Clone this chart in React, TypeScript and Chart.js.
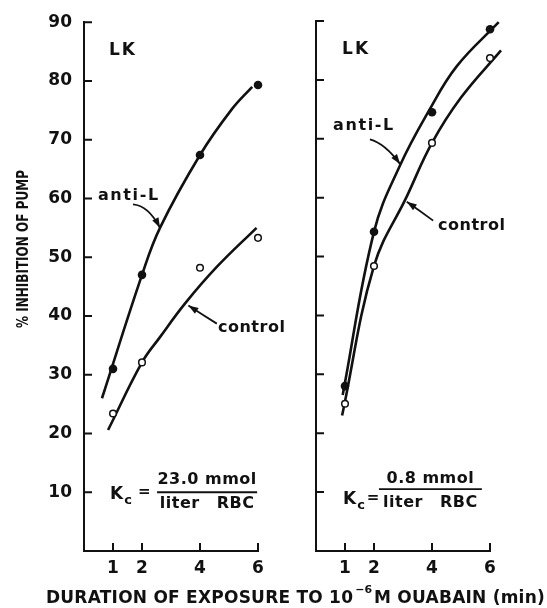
import React, { useEffect, useRef } from 'react';
import { Chart, registerables } from 'chart.js';

Chart.register(...registerables);

// ---------- data ----------
const TIMES = [1, 2, 4, 6];
const X_TICKS = [1, 2, 4, 6];
const Y_TICKS = [10, 20, 30, 40, 50, 60, 70, 80, 90];

const LEFT_ANTI_L = [31, 47, 67.4, 79.3];
const LEFT_CONTROL = [23.4, 32.1, 48.2, 53.3];
const RIGHT_ANTI_L = [28, 54.2, 74.5, 88.6];
const RIGHT_CONTROL = [25, 48.4, 69.3, 83.7];

// hand-drawn fitted curves
const LEFT_ANTI_L_FIT_X = [0.62, 2, 2.62, 4, 5.1, 5.8];
const LEFT_ANTI_L_FIT_Y = [26, 47, 55, 67.4, 75.2, 79];
const LEFT_CONTROL_FIT_X = [0.83, 2, 2.62, 3.48, 4.57, 5.95];
const LEFT_CONTROL_FIT_Y = [20.6, 32.1, 36.4, 42.1, 48.3, 55.0];
const RIGHT_ANTI_L_FIT_X = [0.92, 2, 2.9, 3.91, 4.85, 6.3];
const RIGHT_ANTI_L_FIT_Y = [26.5, 54.2, 65.5, 74.9, 82.3, 89.8];
const RIGHT_CONTROL_FIT_X = [0.9, 2, 3.14, 4, 5, 6.38];
const RIGHT_CONTROL_FIT_Y = [23, 48.4, 60.3, 69.3, 77, 85];

const LEFT_KC_NUM = '23.0 mmol';
const RIGHT_KC_NUM = '0.8 mmol';
const KC_DEN = 'liter RBC';

// ---------- style ----------
const W = 547;
const H = 608;
const FONT = '"DejaVu Sans", "Liberation Sans", sans-serif';
const INK = '#111';

type P = [number, number];
interface Notes {
  lk: P;
  antiText: P;
  antiArrow: [P, P, P];
  ctrlText: P;
  ctrlArrow: [P, P, P];
  k: P;
  eq: P;
  fracLine: [number, number, number];
  numY: number;
  denY: number;
  num: string;
}

interface Panel {
  anti: number[];
  ctrl: number[];
  antiFitX: number[];
  antiFitY: number[];
  ctrlFitX: number[];
  ctrlFitY: number[];
  showYLabels: boolean;
  padLeft: number;
  padRight: number;
  yWidth: number;
  titles: boolean;
  notes: Notes;
}

const LEFT: Panel = {
  anti: LEFT_ANTI_L,
  ctrl: LEFT_CONTROL,
  antiFitX: LEFT_ANTI_L_FIT_X,
  antiFitY: LEFT_ANTI_L_FIT_Y,
  ctrlFitX: LEFT_CONTROL_FIT_X,
  ctrlFitY: LEFT_CONTROL_FIT_Y,
  showYLabels: true,
  padLeft: 30,
  padRight: 289,
  yWidth: 54,
  titles: true,
  notes: {
    lk: [0.86, 85.2],
    antiText: [0.48, 60.5],
    antiArrow: [[1.69, 59.0], [2.22, 58.8], [2.62, 55.0]],
    ctrlText: [4.62, 37.9],
    ctrlArrow: [[4.58, 38.7], [4.1, 40.2], [3.6, 41.8]],
    k: [0.9, 9.6],
    eq: [2.08, 10.0],
    fracLine: [2.52, 5.97, 10.0],
    numY: 12.1,
    denY: 8.0,
    num: LEFT_KC_NUM,
  },
};

const RIGHT: Panel = {
  anti: RIGHT_ANTI_L,
  ctrl: RIGHT_CONTROL,
  antiFitX: RIGHT_ANTI_L_FIT_X,
  antiFitY: RIGHT_ANTI_L_FIT_Y,
  ctrlFitX: RIGHT_CONTROL_FIT_X,
  ctrlFitY: RIGHT_CONTROL_FIT_Y,
  showYLabels: false,
  padLeft: 30,
  padRight: 57,
  yWidth: 286,
  titles: false,
  notes: {
    lk: [0.9, 85.1],
    antiText: [0.59, 72.2],
    antiArrow: [[1.86, 69.9], [2.38, 69.2], [2.9, 65.7]],
    ctrlText: [4.21, 55.3],
    ctrlArrow: [[4.04, 56.1], [3.6, 57.7], [3.13, 59.3]],
    k: [0.93, 8.8],
    eq: [1.97, 9.0],
    fracLine: [2.17, 5.72, 10.5],
    numY: 12.2,
    denY: 8.1,
    num: RIGHT_KC_NUM,
  },
};

function setSpacing(ctx: any, px: number) {
  ctx.letterSpacing = px + 'px';
}

function drawText(ctx: any, s: string, x: number, y: number, font: string, align: CanvasTextAlign = 'left', spacing = 0) {
  ctx.font = font;
  ctx.textAlign = align;
  ctx.textBaseline = 'middle';
  setSpacing(ctx, spacing);
  ctx.fillText(s, x, y);
  setSpacing(ctx, 0);
}

function drawArrow(ctx: CanvasRenderingContext2D, a: P, c: P, b: P) {
  ctx.beginPath();
  ctx.moveTo(a[0], a[1]);
  ctx.quadraticCurveTo(c[0], c[1], b[0], b[1]);
  ctx.stroke();
  const ang = Math.atan2(b[1] - c[1], b[0] - c[0]);
  const L = 10;
  const Wd = 3.5;
  const bx = b[0] - L * Math.cos(ang);
  const by = b[1] - L * Math.sin(ang);
  ctx.beginPath();
  ctx.moveTo(b[0], b[1]);
  ctx.lineTo(bx + Wd * Math.sin(ang), by - Wd * Math.cos(ang));
  ctx.lineTo(bx - Wd * Math.sin(ang), by + Wd * Math.cos(ang));
  ctx.closePath();
  ctx.fill();
}

function decorPlugin(panel: Panel) {
  return {
    id: 'panelDecor',
    afterDatasetsDraw(chart: any) {
      const ctx = chart.ctx as CanvasRenderingContext2D;
      const xs = chart.scales.x;
      const ys = chart.scales.y;
      const area = chart.chartArea;
      const px = (v: number) => xs.getPixelForValue(v);
      const py = (v: number) => ys.getPixelForValue(v);
      const pt = (p: P): P => [px(p[0]), py(p[1])];
      const n = panel.notes;
      ctx.save();
      ctx.strokeStyle = INK;
      ctx.fillStyle = INK;
      ctx.lineCap = 'butt';

      // inward tick marks
      ctx.lineWidth = 2;
      ctx.beginPath();
      for (const v of Y_TICKS) {
        const y = py(v);
        ctx.moveTo(area.left, y);
        ctx.lineTo(area.left + 8, y);
      }
      for (const v of X_TICKS) {
        const x = px(v);
        ctx.moveTo(x, area.bottom);
        ctx.lineTo(x, area.bottom - 8);
      }
      ctx.stroke();

      // LK
      const lk = pt(n.lk);
      drawText(ctx, 'LK', lk[0], lk[1], `bold 17px ${FONT}`, 'left', 2);

      // labels + arrows
      const at = pt(n.antiText);
      drawText(ctx, 'anti-L', at[0], at[1], `bold 16px ${FONT}`, 'left', 1.6);
      const ct = pt(n.ctrlText);
      drawText(ctx, 'control', ct[0], ct[1], `bold 16px ${FONT}`, 'left', 0.5);
      ctx.lineWidth = 1.8;
      drawArrow(ctx, pt(n.antiArrow[0]), pt(n.antiArrow[1]), pt(n.antiArrow[2]));
      drawArrow(ctx, pt(n.ctrlArrow[0]), pt(n.ctrlArrow[1]), pt(n.ctrlArrow[2]));

      // Kc = fraction
      const k = pt(n.k);
      drawText(ctx, 'K', k[0], k[1], `bold 17px ${FONT}`);
      ctx.font = `bold 17px ${FONT}`;
      const kw = ctx.measureText('K').width;
      drawText(ctx, 'c', k[0] + kw + 1, k[1] + 6, `bold 13px ${FONT}`);
      const eq = pt(n.eq);
      drawText(ctx, '=', eq[0], eq[1], `bold 15px ${FONT}`, 'center');
      const x0 = px(n.fracLine[0]);
      const x1 = px(n.fracLine[1]);
      const ly = py(n.fracLine[2]);
      ctx.lineWidth = 1.8;
      ctx.beginPath();
      ctx.moveTo(x0, ly);
      ctx.lineTo(x1, ly);
      ctx.stroke();
      const mid = (x0 + x1) / 2;
      drawText(ctx, n.num, mid, py(n.numY), `bold 16px ${FONT}`, 'center', 0.5);
      ctx.font = `bold 16px ${FONT}`;
      (ctx as any).wordSpacing = '11px';
      drawText(ctx, KC_DEN, mid, py(n.denY), `bold 16px ${FONT}`, 'center', 0.5);
      (ctx as any).wordSpacing = '0px';

      if (panel.titles) {
        // y-axis title (compressed to the printed length)
        const ys_ = '% INHIBITION OF PUMP';
        ctx.save();
        ctx.translate(24, 249);
        ctx.rotate(-Math.PI / 2);
        ctx.font = `bold 15px ${FONT}`;
        setSpacing(ctx, 0);
        const wy = ctx.measureText(ys_).width;
        ctx.scale(158 / wy, 1);
        ctx.textAlign = 'center';
        ctx.textBaseline = 'middle';
        ctx.fillText(ys_, 0, 0);
        ctx.restore();

        // x-axis title with superscript
        const a = 'DURATION OF EXPOSURE TO 10';
        const b = '\u22126';
        const c = 'M OUABAIN (min)';
        const main = `bold 17px ${FONT}`;
        const sup = `bold 11px ${FONT}`;
        setSpacing(ctx, 0);
        ctx.font = main;
        const wa = ctx.measureText(a).width;
        const wc = ctx.measureText(c).width;
        ctx.font = sup;
        const wb = ctx.measureText(b).width;
        const target = 499;
        const gap = 2;
        const sp = (target - wa - wb - wc - 2 * gap) / (a.length + c.length);
        let x = 295.5 - target / 2;
        const base = 603;
        ctx.textAlign = 'left';
        ctx.textBaseline = 'alphabetic';
        ctx.font = main;
        setSpacing(ctx, sp);
        ctx.fillText(a, x, base);
        x += wa + sp * a.length + gap;
        ctx.font = sup;
        setSpacing(ctx, 0);
        ctx.fillText(b, x, base - 10);
        x += wb + gap;
        ctx.font = main;
        setSpacing(ctx, sp);
        ctx.fillText(c, x, base);
        setSpacing(ctx, 0);
      }
      ctx.restore();
    },
  };
}

function makeConfig(panel: Panel): any {
  const tickFont = { family: FONT, weight: 'bold', size: 17 };
  return {
    type: 'line',
    data: {
      datasets: [
        {
          data: TIMES.map((x, i) => ({ x, y: panel.anti[i] })),
          showLine: false,
          pointRadius: 4.3,
          pointBackgroundColor: INK,
          pointBorderColor: INK,
          pointBorderWidth: 0,
          order: 0,
          clip: false,
        },
        {
          data: TIMES.map((x, i) => ({ x, y: panel.ctrl[i] })),
          showLine: false,
          pointRadius: 3.3,
          pointBackgroundColor: '#fff',
          pointBorderColor: INK,
          pointBorderWidth: 1.5,
          order: 0,
          clip: false,
        },
        {
          data: panel.antiFitX.map((x, i) => ({ x, y: panel.antiFitY[i] })),
          borderColor: INK,
          borderWidth: 2.6,
          pointRadius: 0,
          tension: 0.4,
          fill: false,
          order: 1,
          clip: false,
        },
        {
          data: panel.ctrlFitX.map((x, i) => ({ x, y: panel.ctrlFitY[i] })),
          borderColor: INK,
          borderWidth: 2.6,
          pointRadius: 0,
          tension: 0.4,
          fill: false,
          order: 1,
          clip: false,
        },
      ],
    },
    options: {
      animation: false,
      responsive: false,
      events: [],
      layout: { padding: { left: panel.padLeft, right: panel.padRight, top: 21, bottom: 0 } },
      plugins: { legend: { display: false }, tooltip: { enabled: false }, title: { display: false } },
      scales: {
        x: {
          type: 'linear',
          min: 0,
          max: 6,
          afterBuildTicks: (s: any) => {
            s.ticks = X_TICKS.map((v) => ({ value: v }));
          },
          afterFit: (s: any) => {
            s.height = 57;
          },
          ticks: { font: tickFont, color: INK, padding: 7, autoSkip: false, maxRotation: 0, callback: (v: any) => String(v) },
          grid: { display: true, drawOnChartArea: false, drawTicks: false, color: 'rgba(0,0,0,0)' },
          border: { display: true, color: INK, width: 2 },
        },
        y: {
          type: 'linear',
          min: 0,
          max: 90,
          afterBuildTicks: (s: any) => {
            s.ticks = Y_TICKS.map((v) => ({ value: v }));
          },
          afterFit: (s: any) => {
            s.width = panel.yWidth;
          },
          ticks: { display: panel.showYLabels, font: tickFont, color: INK, padding: 12, callback: (v: any) => String(v) },
          grid: { display: true, drawOnChartArea: false, drawTicks: false, color: 'rgba(0,0,0,0)' },
          border: { display: true, color: INK, width: 2 },
        },
      },
    },
    plugins: [decorPlugin(panel)],
  };
}

export default function App() {
  const leftRef = useRef<HTMLCanvasElement>(null);
  const rightRef = useRef<HTMLCanvasElement>(null);
  useEffect(() => {
    document.body.style.margin = '0';
    const a = new Chart(leftRef.current as HTMLCanvasElement, makeConfig(LEFT));
    const b = new Chart(rightRef.current as HTMLCanvasElement, makeConfig(RIGHT));
    return () => {
      a.destroy();
      b.destroy();
    };
  }, []);
  const cs: React.CSSProperties = { position: 'absolute', left: 0, top: 0, width: W, height: H };
  return (
    <div style={{ position: 'relative', width: W, height: H, background: '#fff' }}>
      <canvas ref={leftRef} width={W} height={H} style={cs} />
      <canvas ref={rightRef} width={W} height={H} style={cs} />
    </div>
  );
}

—————

What the task requires ::
Collect each line containing the string "React".

Solution to this task ::
Clone this chart in React, TypeScript and Chart.js.
import React, { useEffect, useRef } from 'react';
  const cs: React.CSSProperties = { position: 'absolute', left: 0, top: 0, width: W, height: H };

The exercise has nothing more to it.